Aber ob er solche ernsthaften Einträge im selbst im Dobrindt`schen Maßstab oft noch populistischeren Facebook zur Kenntnis nimmt, ist zu bezweifeln. „Es schert sich doch keiner mehr um Vorschriften. Blinken, am Stoppschild halten, Parken auf dem Gehsteig! Es wird agiert, wie Pippi Langstrumpf singt: >Ich mach die Welt, wie sie mir gefällt<“, schreibt ein Herbert Eberlein in dem nicht wirklich sozialen Netzwerk. Was der Mann damit tatsächlich meint, das ist jedoch mit Gefahren für Leib und Leben verbunden: Rettungsgassen im Stau auf Autobahnen werden blockiert, Feuerwehrzufahrten in Innenstädten zugeparkt, sodass Menschen sterben, weil Notärzt:innen oder Brandschutzkräfte nicht zum Einsatzort kommen. Dafür – also eigentlich für die Autolobby – tritt Alexander Dobrindt gerne ein.
Aber genau hier hätte er schon als Verkehrsminister und natürlich genauso heute als Fast-Chef der CDSU-Fraktion im Bundestag Gesetzesverschärfungen fordern können, wenn nicht sogar müssen. Denn von Gefängnis ist beim momentanen Bußgeldkatalog für solche Menschengefährdungen durch Auto-Radikale keine Rede, sondern von 300 Euro, zwei Flensburgpunkten und einem Monat Fahrverbot.
Und bei Umweltdelikten? Für das Verschmutzen von oberirdischen Gewässern drohen in Bayern beispielsweise gerade mal überschaubare Bußgelder: Fünf Liter Mineralöl in einen Bach gekippt und damit Millionen Liter Wasser verseucht sowie Tiere und Pflanzen abgetötet, das kostet im Freistaat, aus dem der Ex-Minister stammt, maximal 5.000 Euro.

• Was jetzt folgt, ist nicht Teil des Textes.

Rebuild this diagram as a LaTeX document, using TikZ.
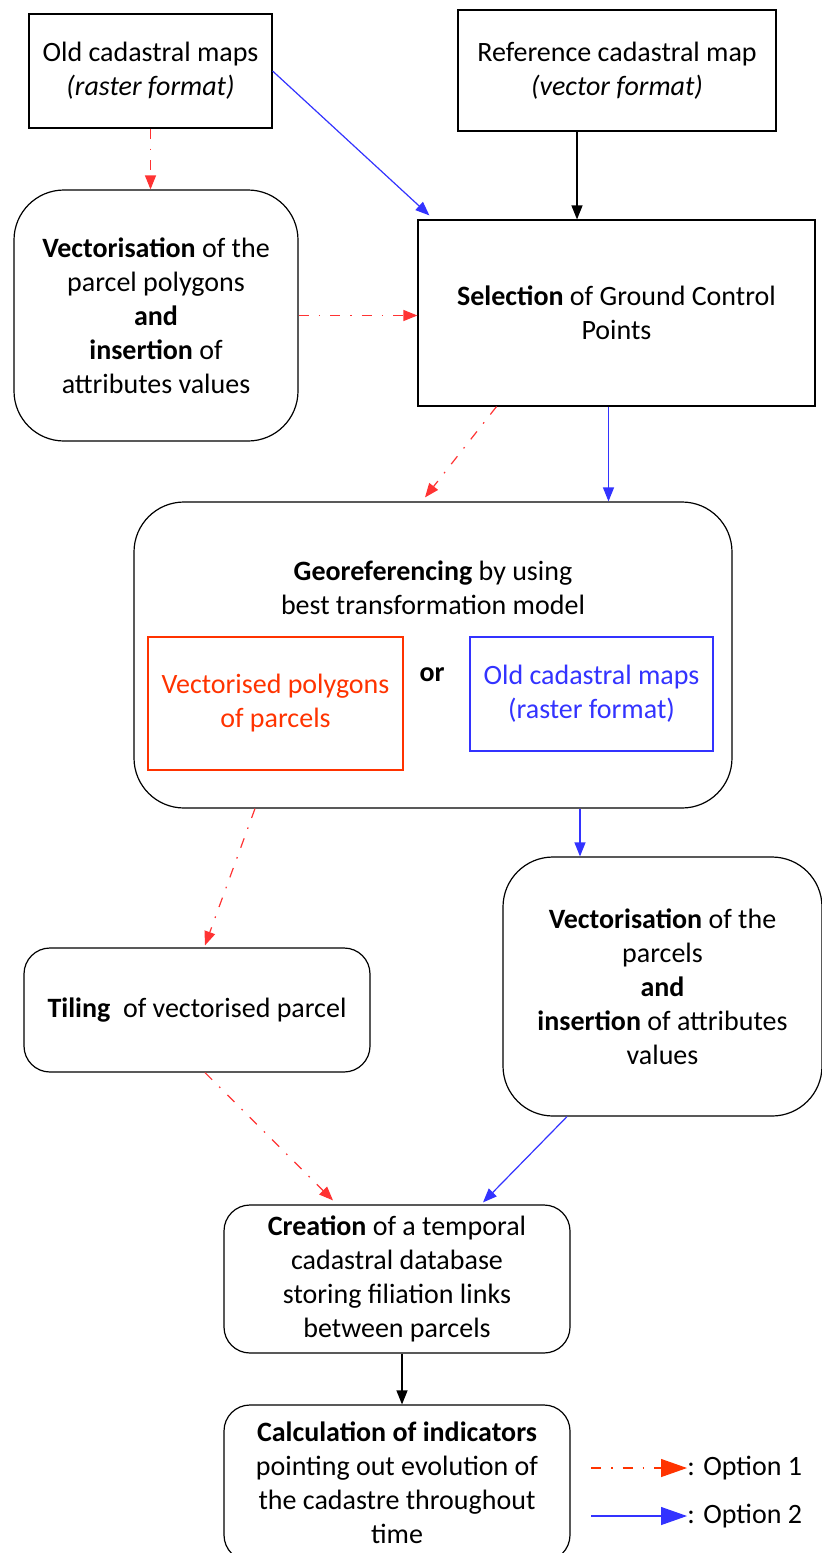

Doch nein: Diejenigen, welche auf die Zukunftsprobleme unserer Erde hinweisen, wenn auch mit nicht immer sinnvollen Mitteln, aber nichts zerstören: die nennt er Klima-RAF, und die sollen künftig für ihr Engagement ins Gefängnis. Schämen Sie sich für solchen Populismus, Herr Dobrindt!